▸ Exercise prompt
Exactly repeat the material, dropping every picture from the copy.

▸ Data segment
## Start
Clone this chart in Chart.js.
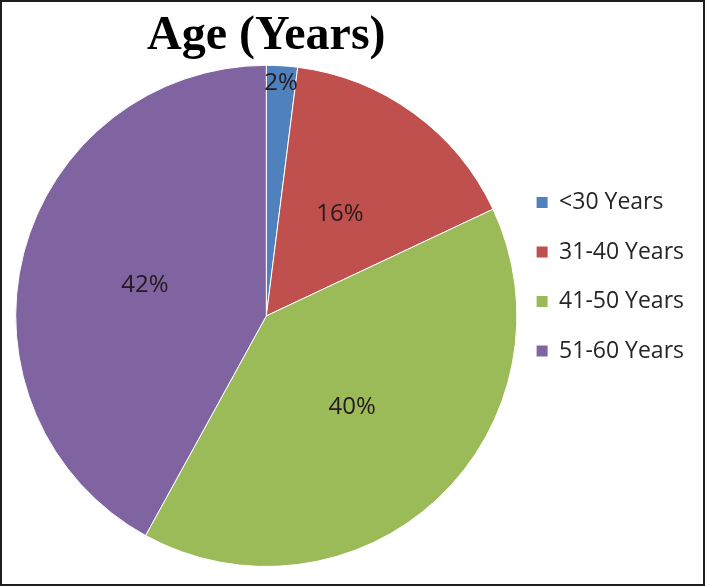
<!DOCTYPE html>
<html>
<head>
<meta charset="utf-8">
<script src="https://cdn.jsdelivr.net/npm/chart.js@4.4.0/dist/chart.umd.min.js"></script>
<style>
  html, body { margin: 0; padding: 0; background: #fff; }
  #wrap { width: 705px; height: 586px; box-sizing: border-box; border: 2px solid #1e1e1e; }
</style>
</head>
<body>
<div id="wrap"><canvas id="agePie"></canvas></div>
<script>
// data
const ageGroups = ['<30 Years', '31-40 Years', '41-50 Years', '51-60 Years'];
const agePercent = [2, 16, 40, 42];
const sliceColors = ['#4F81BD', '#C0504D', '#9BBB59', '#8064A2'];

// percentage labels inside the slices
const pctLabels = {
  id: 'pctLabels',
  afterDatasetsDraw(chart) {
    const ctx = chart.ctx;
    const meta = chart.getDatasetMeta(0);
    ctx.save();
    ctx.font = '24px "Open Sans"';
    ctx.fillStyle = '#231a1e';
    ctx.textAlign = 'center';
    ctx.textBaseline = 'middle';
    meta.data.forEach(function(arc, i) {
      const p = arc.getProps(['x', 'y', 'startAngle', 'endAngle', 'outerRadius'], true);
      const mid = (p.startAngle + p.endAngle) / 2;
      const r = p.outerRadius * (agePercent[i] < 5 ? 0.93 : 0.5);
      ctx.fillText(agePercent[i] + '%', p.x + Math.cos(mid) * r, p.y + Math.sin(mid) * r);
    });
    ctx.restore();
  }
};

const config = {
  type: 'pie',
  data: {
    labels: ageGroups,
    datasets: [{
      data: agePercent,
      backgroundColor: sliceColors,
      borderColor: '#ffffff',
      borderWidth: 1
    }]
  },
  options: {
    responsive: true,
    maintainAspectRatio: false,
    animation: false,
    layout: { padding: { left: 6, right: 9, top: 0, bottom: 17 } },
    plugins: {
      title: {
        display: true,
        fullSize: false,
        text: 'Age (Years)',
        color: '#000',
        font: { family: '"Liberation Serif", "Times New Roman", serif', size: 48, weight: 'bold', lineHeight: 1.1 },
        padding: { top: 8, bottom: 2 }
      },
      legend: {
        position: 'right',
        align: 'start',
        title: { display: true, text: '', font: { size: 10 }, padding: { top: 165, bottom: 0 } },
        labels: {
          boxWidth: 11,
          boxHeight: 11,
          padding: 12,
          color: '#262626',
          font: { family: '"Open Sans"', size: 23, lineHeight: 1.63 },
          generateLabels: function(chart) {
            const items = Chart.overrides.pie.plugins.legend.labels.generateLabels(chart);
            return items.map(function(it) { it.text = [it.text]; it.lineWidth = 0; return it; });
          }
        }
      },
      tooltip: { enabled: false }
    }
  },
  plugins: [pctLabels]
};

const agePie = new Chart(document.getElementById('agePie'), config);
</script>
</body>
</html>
## End
▸ Exercise response
Clone this chart in Chart.js.
<!DOCTYPE html>
<html>
<head>
<meta charset="utf-8">
<script src="https://cdn.jsdelivr.net/npm/chart.js@4.4.0/dist/chart.umd.min.js"></script>
<style>
  html, body { margin: 0; padding: 0; background: #fff; }
  #wrap { width: 705px; height: 586px; box-sizing: border-box; border: 2px solid #1e1e1e; }
</style>
</head>
<body>
<div id="wrap"><canvas id="agePie"></canvas></div>
<script>
// data
const ageGroups = ['<30 Years', '31-40 Years', '41-50 Years', '51-60 Years'];
const agePercent = [2, 16, 40, 42];
const sliceColors = ['#4F81BD', '#C0504D', '#9BBB59', '#8064A2'];

// percentage labels inside the slices
const pctLabels = {
  id: 'pctLabels',
  afterDatasetsDraw(chart) {
    const ctx = chart.ctx;
    const meta = chart.getDatasetMeta(0);
    ctx.save();
    ctx.font = '24px "Open Sans"';
    ctx.fillStyle = '#231a1e';
    ctx.textAlign = 'center';
    ctx.textBaseline = 'middle';
    meta.data.forEach(function(arc, i) {
      const p = arc.getProps(['x', 'y', 'startAngle', 'endAngle', 'outerRadius'], true);
      const mid = (p.startAngle + p.endAngle) / 2;
      const r = p.outerRadius * (agePercent[i] < 5 ? 0.93 : 0.5);
      ctx.fillText(agePercent[i] + '%', p.x + Math.cos(mid) * r, p.y + Math.sin(mid) * r);
    });
    ctx.restore();
  }
};

const config = {
  type: 'pie',
  data: {
    labels: ageGroups,
    datasets: [{
      data: agePercent,
      backgroundColor: sliceColors,
      borderColor: '#ffffff',
      borderWidth: 1
    }]
  },
  options: {
    responsive: true,
    maintainAspectRatio: false,
    animation: false,
    layout: { padding: { left: 6, right: 9, top: 0, bottom: 17 } },
    plugins: {
      title: {
        display: true,
        fullSize: false,
        text: 'Age (Years)',
        color: '#000',
        font: { family: '"Liberation Serif", "Times New Roman", serif', size: 48, weight: 'bold', lineHeight: 1.1 },
        padding: { top: 8, bottom: 2 }
      },
      legend: {
        position: 'right',
        align: 'start',
        title: { display: true, text: '', font: { size: 10 }, padding: { top: 165, bottom: 0 } },
        labels: {
          boxWidth: 11,
          boxHeight: 11,
          padding: 12,
          color: '#262626',
          font: { family: '"Open Sans"', size: 23, lineHeight: 1.63 },
          generateLabels: function(chart) {
            const items = Chart.overrides.pie.plugins.legend.labels.generateLabels(chart);
            return items.map(function(it) { it.text = [it.text]; it.lineWidth = 0; return it; });
          }
        }
      },
      tooltip: { enabled: false }
    }
  },
  plugins: [pctLabels]
};

const agePie = new Chart(document.getElementById('agePie'), config);
</script>
</body>
</html>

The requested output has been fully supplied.